Saturday 11:45 AM–12:30 PM in Room 2

Mind the Gap! Bridging the pandas – scikit-learn dtype divide

Tom Augspurger

Audience level:
Intermediate

Description

This talk briefly introduces the two different data models used by Scikit-Learn (NumPy arrays) and pandas DataFrames. We see why this can cause problems for users of these libraries. Finally, we discuss strategies for managing the differences.

Abstract

Scikit-Learn typically operates on NumPy arrays, which are homogeneous (have a single data type). On the other hand, pandas DataFrames are heterogeneous and may contain columns with different data types. Additionally, pandas has implemented several extension dtypes like Categoricals and datetimes with timezones, that can't be stored natively in NumPy arrays. Users of these libraries must be careful when crossing from pandas types to NumPy types.

We'll introduce the two systems, noting the vast area of agreement where pandas reuses NumPy's type system.
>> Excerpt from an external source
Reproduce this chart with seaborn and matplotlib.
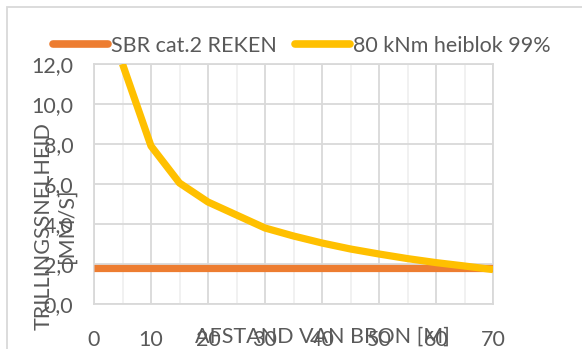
import matplotlib
matplotlib.use("Agg")
import matplotlib.pyplot as plt
from matplotlib.lines import Line2D
from matplotlib.patches import Rectangle
from matplotlib.ticker import MultipleLocator
import seaborn as sns
import pandas as pd
import numpy as np

# ---- data ----
distance = [0, 5, 10, 15, 20, 25, 30, 35, 40, 45, 50, 55, 60, 65, 70]
sbr_cat2 = [1.8] * 15
heiblok_80 = [np.nan, 12.0, 7.9, 6.05, 5.1, 4.45, 3.8, 3.4, 3.05, 2.75, 2.5, 2.27, 2.07, 1.9, 1.72]
series_names = ["SBR cat.2 REKEN", "80 kNm heiblok 99%"]
x_ticks = [0, 10, 20, 30, 40, 50, 60, 70]
y_ticks = [0, 2, 4, 6, 8, 10, 12]
y_tick_labels = ["0,0", "2,0", "4,0", "6,0", "8,0", "10,0", "12,0"]
x_label = "AFSTAND VAN BRON [M]"
y_label = "TRILLINGSSNELHEID\n[MM/S]"

colors = {"SBR cat.2 REKEN": "#ED7D31", "80 kNm heiblok 99%": "#FFC000"}
text_color = "#595959"
FS = 15.5

sns.set_theme(style="white")
plt.rcParams["font.family"] = ["Lato", "DejaVu Sans"]

df = pd.DataFrame({"afstand": distance,
                   series_names[0]: sbr_cat2,
                   series_names[1]: heiblok_80})
long = df.melt(id_vars="afstand", var_name="serie", value_name="v").dropna()

W, H = 582, 349
fig = plt.figure(figsize=(W / 100, H / 100), dpi=100)
ax = fig.add_axes([94 / W, 1 - 304 / H, 399 / W, 240 / H])

sns.lineplot(data=long, x="afstand", y="v", hue="serie", palette=colors,
             hue_order=series_names, ax=ax, linewidth=5.2, legend=False,
             solid_capstyle="butt", solid_joinstyle="round", zorder=3)

ax.set_xlim(0, 70)
ax.set_ylim(0, 12)
ax.set_xticks(x_ticks)
ax.set_xticklabels([str(t) for t in x_ticks])
ax.set_yticks(y_ticks)
ax.set_yticklabels(y_tick_labels)
ax.xaxis.set_minor_locator(MultipleLocator(5))
ax.grid(which="major", axis="both", color="#D9D9D9", linewidth=1.3, zorder=0)
ax.grid(which="minor", axis="x", color="#F0F0F0", linewidth=1.3, zorder=0)
ax.set_axisbelow(True)
for s in ax.spines.values():
    s.set_color("#D9D9D9")
    s.set_linewidth(1.3)
ax.tick_params(axis="both", which="both", length=0, labelsize=FS, colors=text_color)
ax.tick_params(axis="y", pad=15)
ax.tick_params(axis="x", pad=19)
ax.set_xlabel("")
ax.set_ylabel("")

fig.text(322.5 / W, 1 - 337 / H, x_label, ha="center", va="center",
         fontsize=FS, color=text_color)
fig.text(55 / W, 1 - 226 / H, y_label, ha="center", va="center", rotation=90,
         multialignment="center", fontsize=FS, color=text_color, linespacing=1.2)

handles = [Line2D([], [], color=colors[n], linewidth=5.5, solid_capstyle="round")
           for n in series_names]
leg = fig.legend(handles, series_names, loc="center",
                 bbox_to_anchor=(301.5 / W, 1 - 46 / H), ncol=2, frameon=False,
                 fontsize=FS, handlelength=2.56, handletextpad=0.14,
                 columnspacing=0.84, borderaxespad=0, borderpad=0)
for t in leg.get_texts():
    t.set_color(text_color)

fig.patches.append(Rectangle((7 / W, -0.1), 1.2, 1 - 7 / H + 0.1,
                             transform=fig.transFigure, fill=False,
                             edgecolor="#D9D9D9", linewidth=1.3))

fig.savefig("out.png", dpi=100)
However, the interesting cases are the relatively small areas where they differ. Next, we'll look at methods for converting from a pandas extension dtype to something suitable for scikit-learn. Depending on the statistical properties of your problem, one of several options may be appropriate. We'll cover factorization and dummy (one-hot) encoding. Finally, we'll implement a custom scikit-learn Transformer for use in pipelines.